Taliban Soldiers
Child suicide bombers from Afghanistan say they were led to believe that their bombs would obliterate only the “infidel Americans” and would spare those who execute the suicide bombing mission. Creative Commons

The British Prime Minister has said that the Taliban could play a role in the future government of Afghanistan as long as they lay down their arms.

David Cameron, on a state visit to Kabul, made a comparison between the Taliban potentially sharing power in Afghanistan with how former members of the Irish Republican Army’s Sinn Fein now have top political roles in Northern Ireland.

The message to the Taliban is stop fighting, stop bombing, stop killing,” Cameron said. “Join a political process and you can be part of the future of this country. I have seen it in my own country, in Northern Ireland, where people who were involved in trying to kill, maim and bomb civilians, police officers, Army officers and even politicians are now politicians themselves, involved in the governance of the country. It can happen.

For example, Martin McGuinness, the Sinn Fein deputy first minister of Northern Ireland, is a former IRA commander.

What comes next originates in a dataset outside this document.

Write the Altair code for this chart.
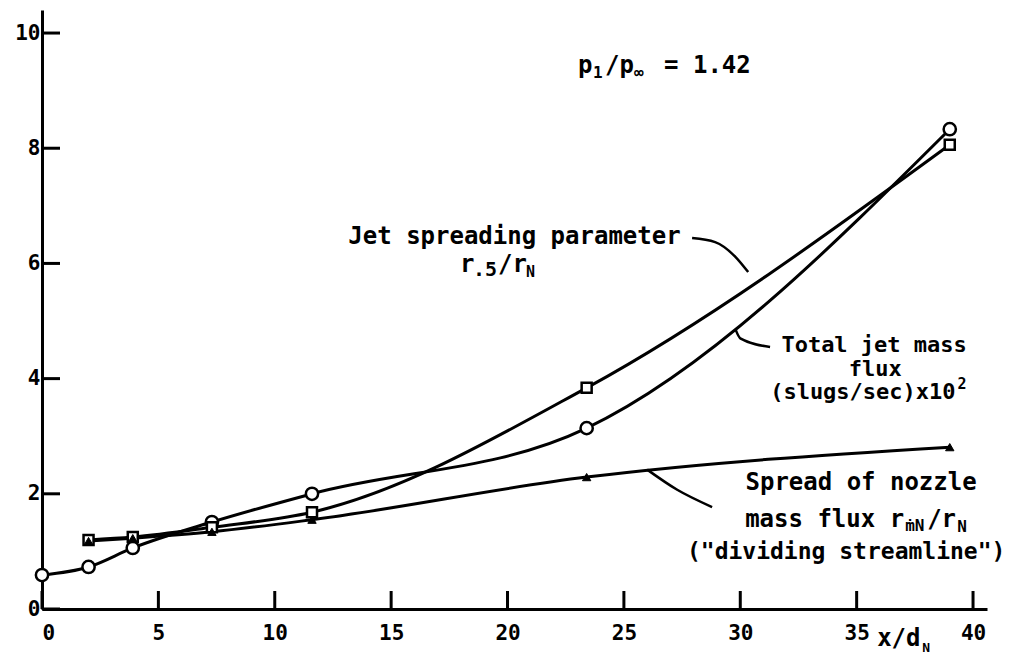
import altair as alt
import pandas as pd

# ---- data ----
circle_x = [0, 2, 3.9, 7.3, 11.6, 23.4, 39]           # total jet mass flux
circle_y = [0.59, 0.73, 1.06, 1.51, 2.0, 3.14, 8.33]
square_x = [2, 3.9, 7.3, 11.6, 23.4, 39]               # jet spreading parameter
square_y = [1.2, 1.25, 1.42, 1.68, 3.84, 8.06]
tri_x = [2, 3.9, 7.3, 11.6, 23.4, 39]                  # spread of nozzle mass flux
tri_y = [1.18, 1.23, 1.34, 1.55, 2.29, 2.81]
x_ticks = [0, 5, 10, 15, 20, 25, 30, 35, 40]
y_ticks = [0, 2, 4, 6, 8, 10]

# leader lines of the annotations
lead1_x = [27.93, 28.92, 29.78, 30.34]
lead1_y = [6.44, 6.37, 6.12, 5.85]
lead2_x = [29.8, 30.0, 31.28]
lead2_y = [4.85, 4.70, 4.55]
lead3_x = [26.0, 27.29, 28.79]
lead3_y = [2.42, 2.07, 1.77]

W, H = 945, 599
FONT = "DejaVu Sans Mono"
xscale = alt.Scale(domain=[0, 40.6], nice=False, zero=False)
yscale = alt.Scale(domain=[0, 10.4], nice=False, zero=False)

X = alt.X("x:Q", scale=xscale, title=None, axis=alt.Axis(values=x_ticks, format="d"))
Y = alt.Y("y:Q", scale=yscale, title=None, axis=alt.Axis(values=y_ticks, format="d"))

lines_df = pd.concat([
    pd.DataFrame({"x": circle_x, "y": circle_y, "s": "mass"}),
    pd.DataFrame({"x": square_x, "y": square_y, "s": "spread"}),
    pd.DataFrame({"x": tri_x, "y": tri_y, "s": "nozzle"}),
])

lines = alt.Chart(lines_df).mark_line(
    interpolate="monotone", color="black", strokeWidth=3
).encode(x=X, y=Y, detail="s:N")

circles = alt.Chart(pd.DataFrame({"x": circle_x, "y": circle_y})).mark_point(
    shape="circle", filled=True, fill="white", stroke="black", strokeWidth=2.5, size=150, opacity=1
).encode(x=X, y=Y)
squares = alt.Chart(pd.DataFrame({"x": square_x, "y": square_y})).mark_point(
    shape="square", filled=True, fill="white", stroke="black", strokeWidth=2.5, size=100, opacity=1
).encode(x=X, y=Y)
tris = alt.Chart(pd.DataFrame({"x": tri_x, "y": tri_y})).mark_point(
    shape="triangle-up", filled=True, fill="black", stroke="black", strokeWidth=1, size=70, opacity=1
).encode(x=X, y=Y)

xt = alt.Chart(pd.DataFrame({"t": x_ticks})).mark_rule(color="black", strokeWidth=3).encode(
    x=alt.X("t:Q", scale=xscale, title=None), y=alt.value(H), y2=alt.value(H - 18))
yt = alt.Chart(pd.DataFrame({"t": y_ticks})).mark_rule(color="black", strokeWidth=3).encode(
    y=alt.Y("t:Q", scale=yscale, title=None), x=alt.value(0), x2=alt.value(18))


def leader(xs, ys):
    return alt.Chart(pd.DataFrame({"x": xs, "y": ys})).mark_line(
        interpolate="monotone", color="black", strokeWidth=2.5).encode(x=X, y=Y)


def txt(s, x, y, size=24, align="center", dx=0, dy=0):
    return alt.Chart(pd.DataFrame({"a": [0]})).mark_text(
        text=s, font=FONT, fontSize=size, fontWeight="bold", align=align,
        baseline="middle", dx=dx, dy=dy, color="black"
    ).encode(x=alt.datum(x), y=alt.datum(y))


texts = [
    # p1/p_inf = 1.42
    txt("p", 23.03, 9.43, align="left", dx=0),
    txt("1", 23.03, 9.43, size=16, align="left", dx=15, dy=7),
    txt("/p", 23.03, 9.43, align="left", dx=27),
    txt("\u221e", 23.03, 9.43, size=16, align="left", dx=56, dy=7),
    txt("= 1.42", 23.03, 9.43, align="left", dx=86),
    # jet spreading parameter
    txt("Jet spreading parameter", 20.30, 6.46),
    txt("r", 17.96, 5.97, align="left", dx=0),
    txt(".5", 17.96, 5.97, size=20, align="left", dx=13, dy=5),
    txt("/r", 17.96, 5.97, align="left", dx=38),
    txt("N", 17.96, 5.97, size=15, align="left", dx=66, dy=7),
    # total jet mass flux
    txt("Total jet mass", 35.75, 4.58, size=22),
    txt("flux", 35.8, 4.17, size=22),
    txt("(slugs/sec)x10", 39.25, 3.76, size=22, align="right"),
    txt("2", 39.25, 3.76, size=15, align="left", dx=2, dy=-8),
    # spread of nozzle mass flux
    txt("Spread of nozzle", 35.19, 2.19),
    txt("mass flux r", 30.21, 1.545, align="left"),
    txt("\u1e41N", 30.21, 1.545, size=16, align="left", dx=160, dy=6),
    txt("/r", 30.21, 1.545, align="left", dx=182),
    txt("N", 30.21, 1.545, size=16, align="left", dx=212, dy=7),
    txt('("dividing streamline")', 34.55, 0.99, size=23),
    # axis label
    txt("x/d", 35.88, -0.52, align="left"),
    txt("N", 35.88, -0.52, size=13, align="left", dx=45, dy=9),
]

chart = alt.layer(
    lines, leader(lead1_x, lead1_y), leader(lead2_x, lead2_y), leader(lead3_x, lead3_y),
    circles, squares, tris, xt, yt, *texts
).properties(
    width=W, height=H,
    autosize=alt.AutoSizeParams(type="none"),
    padding={"left": 34, "top": 2, "right": 22, "bottom": 48},
    background="white",
).configure_view(stroke=None).configure_axis(
    domainColor="black", domainWidth=3, ticks=False, tickSize=0, grid=False,
    labelFont=FONT, labelFontSize=21, labelFontWeight="bold", labelColor="black",
).configure_axisX(labelPadding=13).configure_axisY(labelPadding=2)

chart.save("out.html", embed_options={"renderer": "svg", "actions": False})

Cameron added: You [Taliban] cannot win this fight. You should give this up and join a political process. You are losing this fight. You are seeing your fellow Taliban members being killed in ever larger numbers, this will only continue. So you should give that up and join a political process.”

Speaking in Kabul after holding talks with President Hamid Karzai, Cameron said he wants to see more attempts to reconcile and reintegrate Taliban members into mainstream Afghan politics as the day will soon come when western forces will have completely withdrawn from the country.

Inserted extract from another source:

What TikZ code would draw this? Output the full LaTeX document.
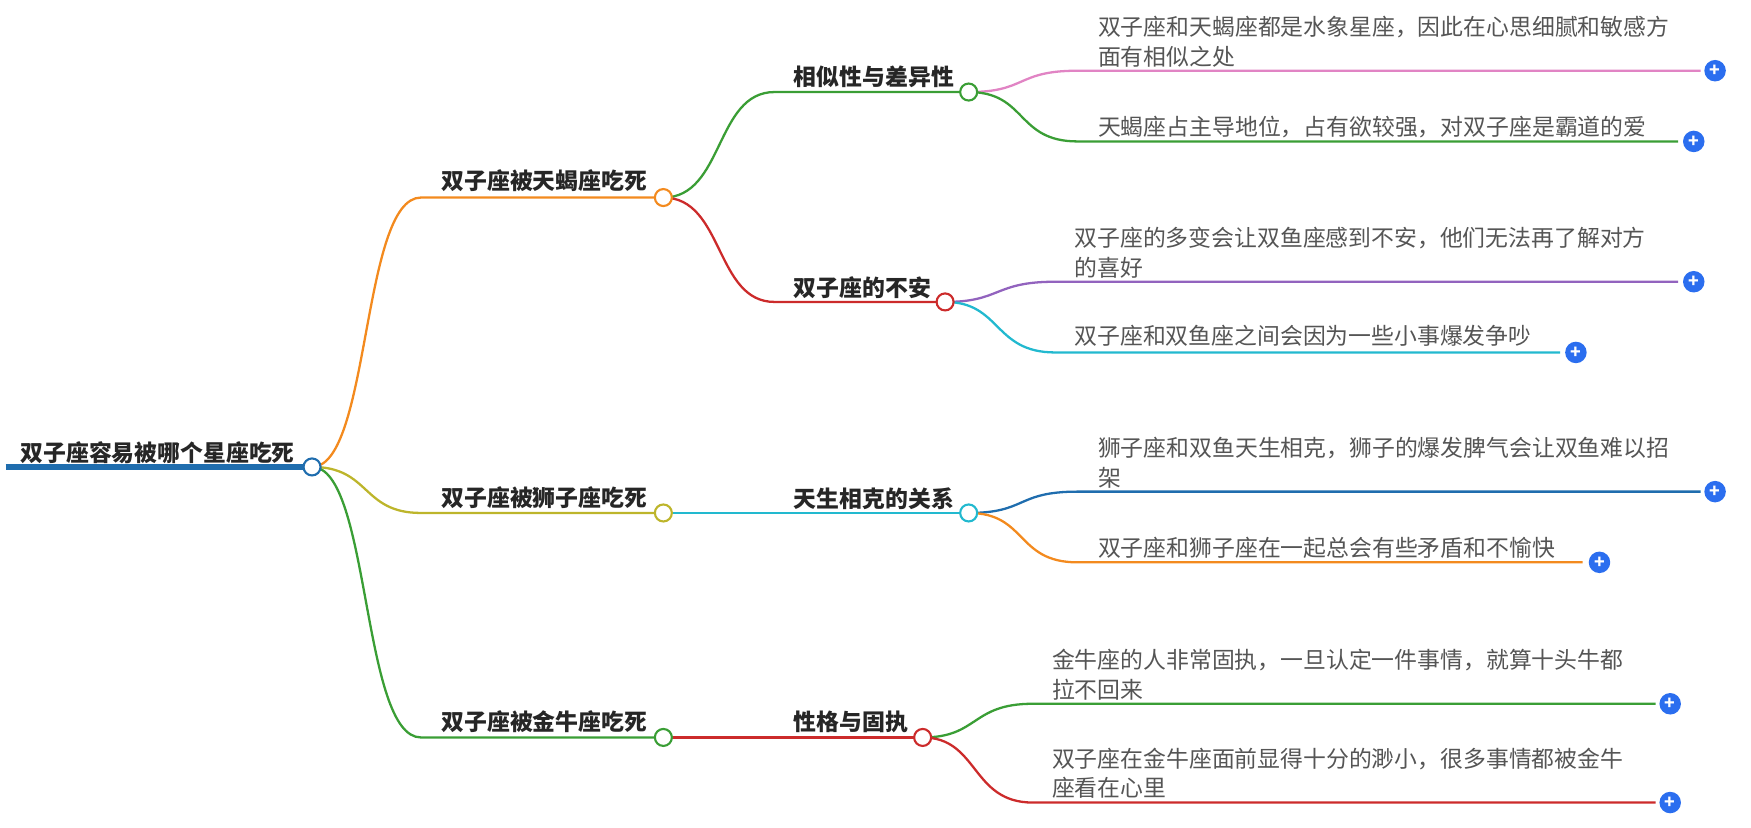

While it has already become public knowledge that UK government officials have entered into peace talks with the Taliban, Cameron’s explicit offer to the Taliban to share power may come as a shock to the thousands of families who have lost friends and relatives to Taliban gunmen, including hundreds of British and NATO soldiers serving in Afghanistan.

Cameron also defended the decision by western countries to gradually pull their troops out of Afghanistan.

“The British people deserve a deadline,” he said. I do believe this is the right plan at the right time. I'm confident we are on track.